I read a fascinating post the other day on the Modern Dad Pages blog (Editor’s note: The aforementioned blog is no longer online). In the post Rod, the author, was arguing that the term blended family or step family isn’t necessary. We should, Rod stated, refer to such family units as “family”.

The sentiments Rod expressed were entirely positive. He was making a vociferous defence of the family in all the complex ways it exists.

I found it very thought provoking. I suspect what I’m about to say will divide opinion, but I’m going to come out fighting in defence of the terms “blended” and “step”.

First of all, let me get my declaration of interest out of the way. I am a step child.
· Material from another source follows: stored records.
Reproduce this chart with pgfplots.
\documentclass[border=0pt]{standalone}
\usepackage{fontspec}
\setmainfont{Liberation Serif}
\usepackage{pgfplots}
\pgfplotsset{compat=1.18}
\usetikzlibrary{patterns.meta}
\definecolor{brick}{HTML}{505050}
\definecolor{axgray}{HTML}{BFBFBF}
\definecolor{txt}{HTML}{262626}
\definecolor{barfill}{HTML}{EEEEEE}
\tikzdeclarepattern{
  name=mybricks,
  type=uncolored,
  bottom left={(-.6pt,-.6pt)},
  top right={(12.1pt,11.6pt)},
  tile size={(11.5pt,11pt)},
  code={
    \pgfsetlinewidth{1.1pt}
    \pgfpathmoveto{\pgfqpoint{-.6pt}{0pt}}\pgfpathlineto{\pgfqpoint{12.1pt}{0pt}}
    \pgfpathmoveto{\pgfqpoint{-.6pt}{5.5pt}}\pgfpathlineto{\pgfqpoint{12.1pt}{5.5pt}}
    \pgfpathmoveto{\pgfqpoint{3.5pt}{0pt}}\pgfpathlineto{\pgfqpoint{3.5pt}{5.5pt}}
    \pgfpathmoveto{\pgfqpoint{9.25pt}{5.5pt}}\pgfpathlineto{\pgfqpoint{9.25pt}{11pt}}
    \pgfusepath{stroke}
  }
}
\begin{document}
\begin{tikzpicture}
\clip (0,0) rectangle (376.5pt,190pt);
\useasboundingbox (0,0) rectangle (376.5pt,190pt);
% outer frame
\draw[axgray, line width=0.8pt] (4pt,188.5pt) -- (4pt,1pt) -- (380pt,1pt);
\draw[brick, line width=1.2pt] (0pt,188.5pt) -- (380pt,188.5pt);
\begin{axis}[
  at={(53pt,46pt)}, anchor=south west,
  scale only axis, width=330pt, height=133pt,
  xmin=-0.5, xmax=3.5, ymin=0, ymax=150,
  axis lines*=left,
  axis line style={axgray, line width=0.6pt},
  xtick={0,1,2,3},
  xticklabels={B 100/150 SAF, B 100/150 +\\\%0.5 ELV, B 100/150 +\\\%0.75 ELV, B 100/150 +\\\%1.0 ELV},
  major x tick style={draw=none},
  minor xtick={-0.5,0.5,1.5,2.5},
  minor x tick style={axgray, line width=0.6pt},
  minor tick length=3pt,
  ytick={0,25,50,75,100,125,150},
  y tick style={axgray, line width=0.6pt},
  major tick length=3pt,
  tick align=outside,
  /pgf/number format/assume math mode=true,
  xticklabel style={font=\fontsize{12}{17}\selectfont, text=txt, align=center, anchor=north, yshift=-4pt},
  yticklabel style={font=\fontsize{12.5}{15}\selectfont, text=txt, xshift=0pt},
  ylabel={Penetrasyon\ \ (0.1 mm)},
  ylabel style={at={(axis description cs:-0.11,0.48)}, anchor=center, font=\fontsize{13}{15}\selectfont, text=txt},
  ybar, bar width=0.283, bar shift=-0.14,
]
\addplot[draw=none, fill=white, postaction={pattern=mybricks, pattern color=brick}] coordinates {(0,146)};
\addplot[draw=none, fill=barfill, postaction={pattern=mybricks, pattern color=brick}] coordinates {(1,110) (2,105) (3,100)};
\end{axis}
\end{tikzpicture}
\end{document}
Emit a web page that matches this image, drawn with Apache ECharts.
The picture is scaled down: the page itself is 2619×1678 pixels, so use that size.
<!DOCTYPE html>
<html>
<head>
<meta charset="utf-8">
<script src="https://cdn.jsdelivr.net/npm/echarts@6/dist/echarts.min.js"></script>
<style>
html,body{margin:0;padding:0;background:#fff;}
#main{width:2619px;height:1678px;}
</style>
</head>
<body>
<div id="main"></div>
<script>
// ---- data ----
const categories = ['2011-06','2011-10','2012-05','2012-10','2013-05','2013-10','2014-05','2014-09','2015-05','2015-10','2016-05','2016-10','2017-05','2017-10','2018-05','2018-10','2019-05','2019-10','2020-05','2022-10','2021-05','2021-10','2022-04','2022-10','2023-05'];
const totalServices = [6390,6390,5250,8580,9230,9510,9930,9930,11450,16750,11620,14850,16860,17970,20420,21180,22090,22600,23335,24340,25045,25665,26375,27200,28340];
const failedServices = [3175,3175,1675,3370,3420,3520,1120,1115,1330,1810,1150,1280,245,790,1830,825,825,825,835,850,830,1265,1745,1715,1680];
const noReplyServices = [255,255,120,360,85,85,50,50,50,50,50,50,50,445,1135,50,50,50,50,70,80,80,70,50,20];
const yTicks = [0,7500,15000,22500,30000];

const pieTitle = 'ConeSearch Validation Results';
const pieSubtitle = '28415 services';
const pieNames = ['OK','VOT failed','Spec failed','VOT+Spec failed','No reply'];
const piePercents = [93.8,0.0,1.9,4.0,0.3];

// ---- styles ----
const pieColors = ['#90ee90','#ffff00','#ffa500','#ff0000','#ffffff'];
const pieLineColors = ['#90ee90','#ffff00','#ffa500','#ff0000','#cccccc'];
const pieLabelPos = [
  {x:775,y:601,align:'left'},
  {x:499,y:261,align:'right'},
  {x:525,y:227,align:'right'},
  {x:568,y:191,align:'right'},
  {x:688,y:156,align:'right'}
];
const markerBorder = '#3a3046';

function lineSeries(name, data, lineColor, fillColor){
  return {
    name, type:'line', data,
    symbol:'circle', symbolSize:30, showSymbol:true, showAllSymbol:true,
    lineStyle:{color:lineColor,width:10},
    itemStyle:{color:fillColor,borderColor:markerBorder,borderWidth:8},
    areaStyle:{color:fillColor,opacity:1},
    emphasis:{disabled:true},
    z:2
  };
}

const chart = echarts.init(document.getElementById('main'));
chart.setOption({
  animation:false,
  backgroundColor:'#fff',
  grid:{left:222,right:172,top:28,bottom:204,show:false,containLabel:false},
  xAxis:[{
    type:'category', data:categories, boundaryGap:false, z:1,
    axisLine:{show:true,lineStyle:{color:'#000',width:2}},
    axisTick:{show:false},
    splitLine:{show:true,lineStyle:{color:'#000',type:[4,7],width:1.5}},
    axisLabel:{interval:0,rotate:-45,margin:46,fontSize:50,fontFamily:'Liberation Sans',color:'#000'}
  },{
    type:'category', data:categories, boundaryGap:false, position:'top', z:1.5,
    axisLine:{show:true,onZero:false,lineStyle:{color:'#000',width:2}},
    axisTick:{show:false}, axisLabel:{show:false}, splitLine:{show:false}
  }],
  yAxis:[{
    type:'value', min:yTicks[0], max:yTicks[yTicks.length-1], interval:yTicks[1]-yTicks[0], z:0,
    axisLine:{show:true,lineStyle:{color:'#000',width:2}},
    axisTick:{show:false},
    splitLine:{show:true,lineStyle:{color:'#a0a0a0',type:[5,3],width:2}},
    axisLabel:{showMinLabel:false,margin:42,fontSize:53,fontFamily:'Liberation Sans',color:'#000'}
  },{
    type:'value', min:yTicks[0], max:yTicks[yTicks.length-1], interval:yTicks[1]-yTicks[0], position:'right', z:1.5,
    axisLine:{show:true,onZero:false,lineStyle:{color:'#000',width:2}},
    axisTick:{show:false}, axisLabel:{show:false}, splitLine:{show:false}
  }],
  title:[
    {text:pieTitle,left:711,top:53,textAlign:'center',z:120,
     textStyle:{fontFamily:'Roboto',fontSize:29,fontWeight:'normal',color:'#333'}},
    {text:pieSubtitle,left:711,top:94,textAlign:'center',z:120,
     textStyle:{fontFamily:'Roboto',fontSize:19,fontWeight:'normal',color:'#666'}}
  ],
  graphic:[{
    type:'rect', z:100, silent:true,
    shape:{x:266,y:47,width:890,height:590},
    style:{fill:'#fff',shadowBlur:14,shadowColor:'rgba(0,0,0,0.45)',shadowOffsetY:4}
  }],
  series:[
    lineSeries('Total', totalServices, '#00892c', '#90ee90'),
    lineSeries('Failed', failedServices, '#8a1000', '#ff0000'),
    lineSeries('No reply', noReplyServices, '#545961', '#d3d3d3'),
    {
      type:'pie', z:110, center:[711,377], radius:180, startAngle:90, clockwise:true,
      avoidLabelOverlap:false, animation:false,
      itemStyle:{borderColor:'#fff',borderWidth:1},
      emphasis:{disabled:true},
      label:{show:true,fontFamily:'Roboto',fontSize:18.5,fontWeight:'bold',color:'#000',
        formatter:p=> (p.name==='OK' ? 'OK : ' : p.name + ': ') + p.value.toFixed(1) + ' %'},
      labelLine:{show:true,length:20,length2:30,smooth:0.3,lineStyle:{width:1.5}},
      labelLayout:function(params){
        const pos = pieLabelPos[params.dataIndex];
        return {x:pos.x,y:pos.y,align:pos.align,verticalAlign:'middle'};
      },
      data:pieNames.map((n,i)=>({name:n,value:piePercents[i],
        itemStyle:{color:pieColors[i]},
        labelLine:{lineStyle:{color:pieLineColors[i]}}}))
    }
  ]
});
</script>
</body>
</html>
I have been most of my life and I have several half-brothers and a half-sister.

The family unit I have spent the majority of my life in, and continue to be a part of, is the one I refer to as my family. They are my tribe, I am loyal to them and I would never choose to refer to it as my step family (although we are building up to a “but”).

As regards my siblings, we are all half siblings, but we refer to each other as brother / sister. When speaking with each other, the term half is never used. I have always referred to my mother and stepfather as my “parents.” I wouldn’t want it any other way.

All very positive and happy so far, yes? So why do I wish to defend the terms blended and step?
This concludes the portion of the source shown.